Knowing how a LIRP works and why it might be right for your retirement strategy can help you make well-rounded financial decisions. For those who have already maximized contributions to retirement accounts, a life insurance plan can become a valuable addition to your portfolio.
What is a Life Insurance Retirement Plan (LIRP)?
A LIRP is a permanent life insurance policy with a cash value component that grows over time. Unlike term insurance, which lasts for a fixed period, a LIRP is designed to remain active for your entire life. The cash value portion makes it effective for retirement planning—it accumulates savings on a tax-deferred basis. This means the cash grows without immediate tax obligations.
While traditional retirement accounts like IRAs and 401(k)s have annual contribution limits set by the IRS, a LIRP does not. This flexibility allows you to overfund the policy within certain guidelines. Thus, you can put in more than the basic premium and see greater long-term growth in the cash value.

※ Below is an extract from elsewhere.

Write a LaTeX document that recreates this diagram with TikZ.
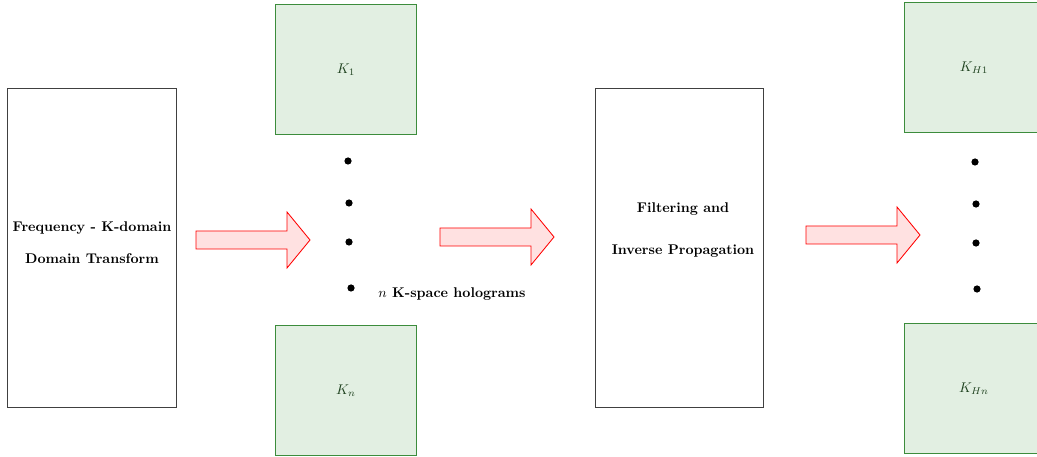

How Life Insurance for Retirement Planning Works
Life insurance for retirement planning builds value in two ways. Firstly, part of your premiums goes towards the death benefit, which is guaranteed for your loved ones. The remaining part contributes to the cash value account, which grows over time based on a predetermined interest rate or, in some cases, market-linked performance.
You can benefit from this growing cash value in several ways. Here are some practical options:
- Overfunding the Cash Value: Overfunding can lead to faster growth, giving you a strong financial foundation to support retirement needs. The overfunded amount compounds over time, often bringing a robust supplemental income stream.

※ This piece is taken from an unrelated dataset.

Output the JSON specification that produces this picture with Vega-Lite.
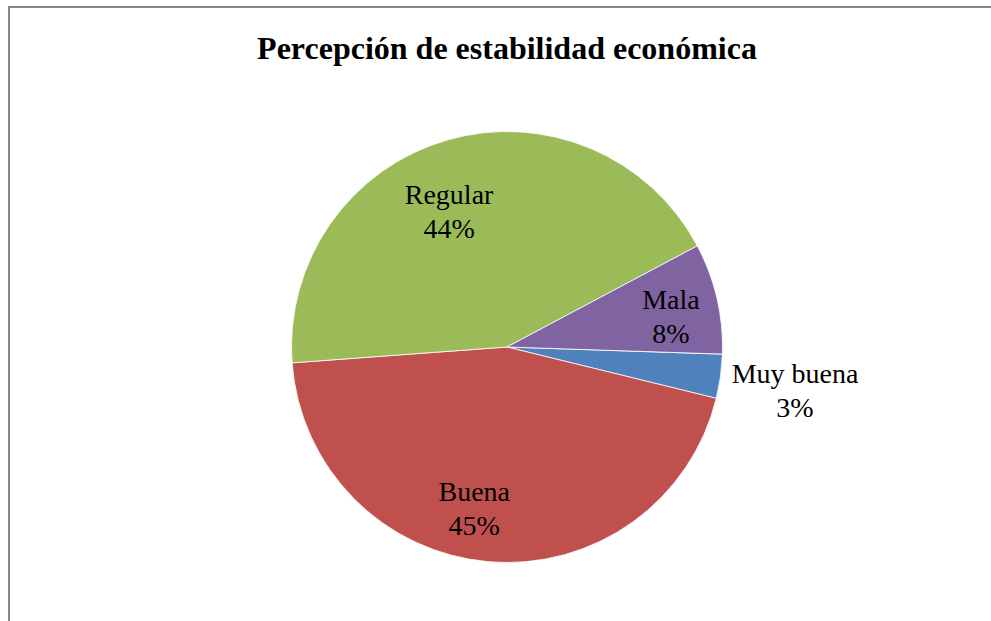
{
  "$schema": "https://vega.github.io/schema/vega-lite/v6.json",
  "width": 996,
  "height": 680,
  "autosize": {"type": "none"},
  "padding": {"left": 9, "top": 7, "right": -14, "bottom": -66},
  "background": "white",
  "view": {"stroke": "#878787", "strokeWidth": 2},
  "title": {
    "text": "Percepción de estabilidad económica",
    "font": "Liberation Serif",
    "fontSize": 32,
    "fontWeight": "bold",
    "color": "black",
    "anchor": "middle",
    "frame": "group",
    "baseline": "alphabetic",
    "offset": -84
  },
  "data": {
    "values": [
      {"categoria": "Muy buena", "porcentaje": 3.3, "etiqueta": "Muy buena\n3%", "orden": 1},
      {"categoria": "Buena", "porcentaje": 45.0, "etiqueta": "Buena\n45%", "orden": 2},
      {"categoria": "Regular", "porcentaje": 43.4, "etiqueta": "Regular\n44%", "orden": 3},
      {"categoria": "Mala", "porcentaje": 8.3, "etiqueta": "Mala\n8%", "orden": 4}
    ]
  },
  "encoding": {
    "theta": {"field": "porcentaje", "type": "quantitative", "stack": true, "scale": {"range": [1.604, 7.887]}},
    "order": {"field": "orden", "type": "quantitative"}
  },
  "layer": [
    {
      "mark": {"type": "arc", "outerRadius": 215.5, "stroke": "white", "strokeWidth": 0.8},
      "encoding": {
        "color": {
          "field": "categoria",
          "type": "nominal",
          "scale": {"domain": ["Muy buena", "Buena", "Regular", "Mala"], "range": ["#4F81BD", "#C0504D", "#9BBB59", "#8064A2"]},
          "legend": null
        }
      }
    },
    {
      "mark": {"type": "text", "radius": 146, "thetaOffset": -0.127, "dy": -17, "font": "Liberation Serif", "fontSize": 28, "lineBreak": "\n", "lineHeight": 34, "baseline": "middle", "align": "center"},
      "encoding": {
        "text": {"condition": {"test": "datum.categoria === 'Regular'", "field": "etiqueta"}, "value": ""},
        "color": {"value": "black"}
      }
    },
    {
      "mark": {"type": "text", "radius": 166, "thetaOffset": 0.115, "dy": -17, "font": "Liberation Serif", "fontSize": 28, "lineBreak": "\n", "lineHeight": 34, "baseline": "middle", "align": "center"},
      "encoding": {
        "text": {"condition": {"test": "datum.categoria === 'Buena'", "field": "etiqueta"}, "value": ""},
        "color": {"value": "black"}
      }
    },
    {
      "mark": {"type": "text", "radius": 166.5, "thetaOffset": 0.052, "dy": -17, "font": "Liberation Serif", "fontSize": 28, "lineBreak": "\n", "lineHeight": 34, "baseline": "middle", "align": "center"},
      "encoding": {
        "text": {"condition": {"test": "datum.categoria === 'Mala'", "field": "etiqueta"}, "value": ""},
        "color": {"value": "black"}
      }
    },
    {
      "mark": {"type": "text", "radius": 291.5, "thetaOffset": 0.018, "dy": -17, "font": "Liberation Serif", "fontSize": 28, "lineBreak": "\n", "lineHeight": 34, "baseline": "middle", "align": "center"},
      "encoding": {
        "text": {"condition": {"test": "datum.categoria === 'Muy buena'", "field": "etiqueta"}, "value": ""},
        "color": {"value": "black"}
      }
    }
  ]
}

- Borrowing Against the Cash Value: You can borrow against the accumulated cash value, which could be helpful when planning a large expense or meeting unforeseen financial needs. This feature also allows you to access funds without liquidating other retirement assets.
- Making Withdrawals from Cash Value: You may withdraw from the cash value in certain cases. Although this should generally be a last-resort option, it provides emergency funds without the immediate need to sell off investments or pay taxes on withdrawals, unlike some retirement accounts.

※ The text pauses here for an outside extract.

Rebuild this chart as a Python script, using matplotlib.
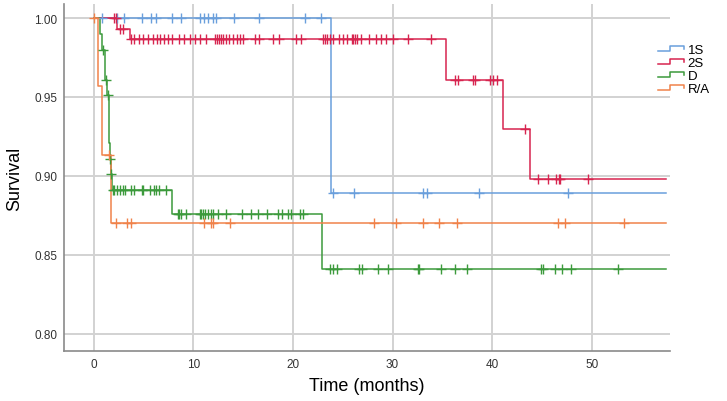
import numpy as np
import matplotlib
matplotlib.use("Agg")
import matplotlib.pyplot as plt
from matplotlib.legend_handler import HandlerBase
from matplotlib.lines import Line2D

plt.rcParams["font.family"] = ["Liberation Sans", "DejaVu Sans"]

X_MAX = 57.5   # curves run on to here

GROUPS = ["1S", "2S", "D", "R/A"]
COLORS = ["#6a9fdc", "#d7244f", "#3c9a3c", "#f0824a"]

# Kaplan-Meier steps: event times and survival after each step
s1_times = [0, 23.8]
s1_surv = [1.0, 0.889]
s1_cens = [0.8, 2.3, 3.0, 4.8, 5.7, 6.2, 7.9, 8.8, 10.7, 11.1, 11.5, 12.0,
           12.3, 14.1, 16.6, 21.2, 22.8,
           24.0, 26.1, 33.1, 33.5, 38.7, 47.6]

s2_times = [0, 2.3, 3.6, 35.4, 41.1, 43.8]
s2_surv = [1.0, 0.993, 0.987, 0.961, 0.930, 0.898]
s2_cens = [2.0, 2.2, 2.6, 2.9,
           3.7, 4.0, 4.5, 4.9, 5.4, 5.9, 6.3, 6.6, 7.0, 7.4, 7.8, 8.6, 9.1,
           9.7, 10.2, 10.7, 11.3, 12.2, 12.4, 12.6, 12.8, 13.0, 13.3, 13.6,
           14.0, 14.4, 14.7, 15.0, 16.2, 16.6, 18.0, 18.6, 20.3, 20.8, 23.0,
           23.2, 23.4, 23.7, 24.0, 24.6, 25.0, 25.4, 25.9, 26.0, 26.2, 26.4,
           26.8, 27.6, 28.3, 28.8, 29.3, 30.0, 31.6, 33.9,
           36.3, 36.6, 38.1, 38.3, 39.8, 40.1, 40.5,
           43.3,
           44.6, 45.6, 46.4, 46.7, 46.8, 49.6]

d_times = [0, 0.6, 0.8, 1.1, 1.3, 1.5, 1.6, 1.7, 1.8, 7.9, 22.9]
d_surv = [1.0, 0.990, 0.980, 0.961, 0.951, 0.921, 0.911, 0.901, 0.891,
          0.876, 0.841]
d_cens = [0.9, 1.2, 1.4, 1.65, 1.75,
          1.9, 2.0, 2.3, 2.6, 2.9, 3.1, 3.7, 4.0, 4.8, 4.9, 5.6, 6.0, 6.2,
          6.5, 7.2,
          8.5, 8.6, 8.8, 9.3, 10.7, 10.8, 11.0, 11.2, 11.5, 11.8, 12.0, 12.5,
          13.3, 14.9, 15.8, 16.5, 17.4, 18.5, 18.9, 19.5, 19.8, 20.7, 21.0,
          23.7, 24.0, 24.4, 26.6, 26.9, 28.5, 29.5, 32.6, 32.7, 34.9, 36.3,
          37.5, 44.9, 45.1, 46.3, 47.0, 47.9, 52.6]

ra_times = [0, 0.4, 0.8, 1.7]
ra_surv = [1.0, 0.957, 0.913, 0.870]
ra_cens = [0.0, 1.5, 2.2, 3.3, 3.7, 11.1, 11.8, 12.0, 13.7, 28.1, 30.3,
           33.1, 34.7, 36.5, 46.6, 47.3, 53.2]

TIMES = [s1_times, s2_times, d_times, ra_times]
SURV = [s1_surv, s2_surv, d_surv, ra_surv]
CENS = [s1_cens, s2_cens, d_cens, ra_cens]


class StepHandler(HandlerBase):
    # little "_|-|" icon like the SPSS legend
    def create_artists(self, legend, orig_handle, xdescent, ydescent,
                       width, height, fontsize, trans):
        x0, w = -xdescent, width
        y0, h = -ydescent, height
        xs = [x0, x0 + 0.45 * w, x0 + 0.45 * w, x0 + w, x0 + w]
        ys = [y0 + 0.2 * h, y0 + 0.2 * h, y0 + 0.8 * h, y0 + 0.8 * h,
              y0 + 0.45 * h]
        line = Line2D(xs, ys, color=orig_handle.get_color(), lw=1.1,
                      transform=trans)
        return [line]


fig = plt.figure(figsize=(7.27, 4.02), dpi=100)
ax = fig.add_axes([0.088, 0.124, 0.834, 0.864])

handles = []
for name, col, t, s, c in zip(GROUPS, COLORS, TIMES, SURV, CENS):
    t = np.asarray(t, float)
    s = np.asarray(s, float)
    xs = np.append(t, X_MAX)
    ys = np.append(s, s[-1])
    ln, = ax.step(xs, ys, where="post", color=col, lw=1.1, label=name,
                  zorder=3)
    c = np.asarray(c, float)
    idx = np.searchsorted(t, c, side="right") - 1
    ax.plot(c, s[idx], ls="none", marker="+", ms=7, mew=1.0, color=col,
            zorder=4)
    handles.append(ln)

ax.set_xlim(-3.0, 57.9)
ax.set_ylim(0.789, 1.009)
ax.set_xticks([0, 10, 20, 30, 40, 50])
ax.set_yticks([0.80, 0.85, 0.90, 0.95, 1.00])
ax.set_yticklabels(["0.80", "0.85", "0.90", "0.95", "1.00"])
ax.grid(True, color="#d2d2d2", lw=1.4, zorder=0)
ax.set_axisbelow(True)
for side in ["top", "right"]:
    ax.spines[side].set_visible(False)
for side in ["left", "bottom"]:
    ax.spines[side].set_color("#8a8a8a")
    ax.spines[side].set_linewidth(1.2)
ax.tick_params(length=0, labelsize=8.5, colors="#333333", pad=5)

ax.set_xlabel("Time (months)", fontsize=13, labelpad=5)
ax.set_ylabel("Survival", fontsize=13, labelpad=8)

fig.legend(handles=handles, labels=GROUPS, loc="upper left",
           bbox_to_anchor=(0.905, 0.888), frameon=False, fontsize=9.5,
           handler_map={Line2D: StepHandler()}, handlelength=2.0,
           handletextpad=0.25, labelspacing=0.05, borderpad=0,
           borderaxespad=0)

fig.savefig("out.png", dpi=100)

A key advantage of life insurance for retirement planning lies in its tax-deferred growth, meaning you do not pay taxes on the cash value gains until you withdraw or borrow against it. This advantage helps your savings accumulate faster, contributing to a more solid retirement.
Who Should Consider a Life Insurance Retirement Plan?
Life insurance for retirement planning can be particularly beneficial if you have maximized other retirement options like 401(k)s or IRAs and seek additional ways to save. Additionally, if your family depends on you financially, a LIRP can support your retirement and provide a safety net in case of unexpected loss.
This type of plan may also appeal to individuals who desire flexible retirement options. For example, if you wish to retire earlier or have greater financial independence, the cash value in a LIRP can support these aspirations. The flexible cash access feature enables you to manage financial emergencies without destabilizing other savings or retirement accounts.
Advantages of a Life Insurance Retirement Plan
The advantages of using life insurance for retirement planning extend beyond tax-deferred growth and financial protection. Here are a few ways in which a LIRP can work for you:
- Supplemental Income Source: A LIRP delivers the potential for a reliable income stream during retirement. Once the cash value reaches a healthy amount, you may withdraw or borrow from it to meet your living expenses, supplementing other sources of income.
- Income Flexibility in Retirement: Besides traditional retirement accounts, which may have restricted access or penalties for early withdrawal, a LIRP lets you draw from the cash value without age-related penalties. This flexibility can support lifestyle choices and reduce dependency on other retirement accounts.
- Long-Term Support for Loved Ones: A LIRP continues to offer coverage for your entire lifetime, which means the death benefit will pass to your beneficiaries. This brings them financial support when needed.